The Ground Floor: Ely farmer seeks to raise awareness of local food

Regulations for farm to table keep man's business small

Jerry Regan wants you to know where your food comes from.

Regan said his new venture, Jerry’s Chickens, is not a money-making proposition. Rather, the Ely man is raising and selling chickens for meat as a way to increase awareness of the local food movement.

“The idea behind it was for people to have an alternative to the grocery store,” Regan said.

Regan grew up in Cedar Rapids and spent the summers on his grandparents’ dairy farm, learning where food came from and to appreciate what it takes to produce it. He and his wife, Linda, bought their own farm in 1993 and added chickens about three years ago.

“I started raising chickens because I wanted to,” he said. “I had the space and missed the taste of good, farm-raised chicken. It’s so much better than the mushy chicken you get from the grocery store.”

In building a flock, Regan had to order a minimum of 25 chicks at a time from the hatchery, which gave him plenty of extras to share with friends and family. When he received 50 chicks by mistake earlier this year, Jerry’s Chickens was born.

Regan created a website and began advertising his chickens for sale.

Regan raises White Plymouth Rock chickens, an American heritage breed like those found on Iowa farmsteads of old. He feeds them organic corn that he buys from a farmer in Solon and grinds himself.

“I know my chickens are getting good food because I know what they are eating,” he said.

The lack of a nearby poultry processing facility limited the scope of Regan’s new business. He had plans to process the chickens at a facility in Urbana but it recently closed.

Rather than incurring the expense of transporting the chickens to one of the two remaining processors in the state, he butchers them himself. He also must contend with regulations regarding the number of chickens he can sell and the manner in which he sells them.

“It’s a fun business to be in, but I can’t butcher enough chickens to make any money,” he said.

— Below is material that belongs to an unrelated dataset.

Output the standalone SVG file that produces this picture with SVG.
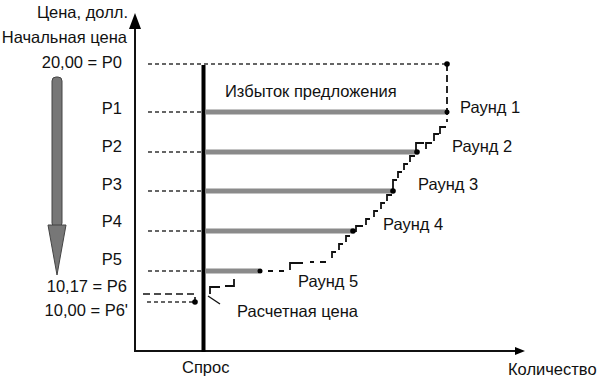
<svg xmlns="http://www.w3.org/2000/svg" width="598" height="380" viewBox="0 0 598 380">
<style>
text{font-family:"Liberation Sans",Arial,sans-serif;font-size:16.5px;fill:#111}
.r{text-anchor:end}
.guide{stroke:#333;stroke-width:1.6;stroke-dasharray:4,3;fill:none}
.bar{stroke:#8a8a8a;stroke-width:5;fill:none}
.stair{stroke:#111;stroke-width:1.8;fill:none}
.dot{fill:#000}
</style>
<rect width="598" height="380" fill="#fff"/>
<g id="axes">
<line x1="135" y1="24" x2="135" y2="352" stroke="#111" stroke-width="2"/>
<polygon points="135,13 129,29 141,29" fill="#000"/>
<line x1="135" y1="351" x2="518" y2="351" stroke="#111" stroke-width="2"/>
<polygon points="525,351 515,347 515,355" fill="#000"/>
<text x="128" y="18" class="r">Цена, долл.</text>
<text x="508" y="375">Количество</text>
</g>
<g id="price-arrow">
<rect x="52" y="77" width="10" height="150" rx="4" fill="#777" stroke="#444" stroke-width="1"/>
<polygon points="48,225 66,225 57,275" fill="#777" stroke="#444" stroke-width="1"/>
<text x="127" y="43" class="r">Начальная цена</text>
<text x="122" y="68" class="r">20,00 = P0</text>
</g>
<g id="demand">
<line x1="203.5" y1="65" x2="203.5" y2="352" stroke="#000" stroke-width="4"/>
<text x="182" y="373">Спрос</text>
</g>
<g id="connectors">
<line class="guide" x1="148" y1="64" x2="445" y2="64"/>
<line class="guide" x1="148" y1="112" x2="202" y2="112"/>
<line class="guide" x1="148" y1="152" x2="202" y2="152"/>
<line class="guide" x1="148" y1="191" x2="202" y2="191"/>
<line class="guide" x1="148" y1="231" x2="202" y2="231"/>
<line class="guide" x1="148" y1="271" x2="202" y2="271"/>
<path d="M143,294 H195 V300" stroke="#111" stroke-width="1.6" stroke-dasharray="7,4" fill="none"/>
<line class="guide" x1="147" y1="302" x2="193" y2="302"/>
<line class="bar" x1="206" y1="112" x2="446" y2="112"/>
<line class="bar" x1="206" y1="152" x2="416" y2="152"/>
<line class="bar" x1="206" y1="191" x2="392" y2="191"/>
<line class="bar" x1="206" y1="231" x2="352" y2="231"/>
<line class="bar" x1="206" y1="271" x2="259" y2="271"/>
<line class="stair" stroke-dasharray="7,4" x1="447" y1="64" x2="447" y2="122"/>
<path class="stair" d="M446,127 H440 V134 M439,134 H434 V141 M432,143 H426 V149"/>
<path class="stair" d="M424,143 H416 V152"/>
<path class="stair" d="M415,156 H410 V162 M408,164 H404 V170 M402,172 H398 V178 M397,180 H393 V190"/>
<path class="stair" d="M392,195 H387 V201 M385,203 H381 V209 M378,211 H374 V217 M370,219 H366 V225 M363,226 H356 V232"/>
<path class="stair" d="M350,236 H346 V242 M343,244 H339 V250 M336,252 H332 V258"/>
<path class="stair" d="M326,262 H320 M314,262 H310 M303,263 H290 V270 M284,271 H279 M273,271 H268"/>
<path class="stair" d="M234,279 V286 H225 M220,287 H210 V294"/>
<line x1="208" y1="296" x2="220" y2="304" stroke="#111" stroke-width="1.4"/>
<circle class="dot" cx="447" cy="64" r="2.8"/>
<circle class="dot" cx="447" cy="112" r="2.5"/>
<circle class="dot" cx="417" cy="152" r="2.8"/>
<circle class="dot" cx="393" cy="191" r="2.8"/>
<circle class="dot" cx="353" cy="231" r="2.8"/>
<circle class="dot" cx="260" cy="271" r="2.5"/>
<circle class="dot" cx="195" cy="302" r="2.8"/>
</g>
<g id="labels">
<text x="122" y="114" class="r">P1</text>
<text x="122" y="152" class="r">P2</text>
<text x="122" y="190" class="r">P3</text>
<text x="122" y="227" class="r">P4</text>
<text x="122" y="265" class="r">P5</text>
<text x="127" y="292" class="r">10,17 = P6</text>
<text x="128" y="316" class="r">10,00 = P6'</text>
<text x="225" y="97">Избыток предложения</text>
<text x="460" y="113">Раунд 1</text>
<text x="452" y="152">Раунд 2</text>
<text x="418" y="190">Раунд 3</text>
<text x="383" y="230">Раунд 4</text>
<text x="298" y="287">Раунд 5</text>
<text x="237" y="317">Расчетная цена</text>
</g>
</svg>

Sonia Kendrick, founder of local food advocacy group Feed Iowa First, said the challenges Regan faces are typical of family farmers in Iowa who would like to bring their food to market.

“Our food infrastructure is broken,” Kendrick said. “Farmers don’t have anywhere to take the food.”

Kendrick would like to see what she calls agricultural resource community centers across Iowa for processing the food raised by small family farmers, from butchering poultry and meat to canning and freezing produce.

“It would allow farmers to keep the dollars in their pocket and cut out the corporate middleman,” she maintains.

Regan said that he would like to be able to operate on a larger scale, but does not believe it is possible without a nearby processing facility. Even so, Regan is happy to spread the word about the benefits of local food.

"I like doing this," he said. "I’m sharing my hobby."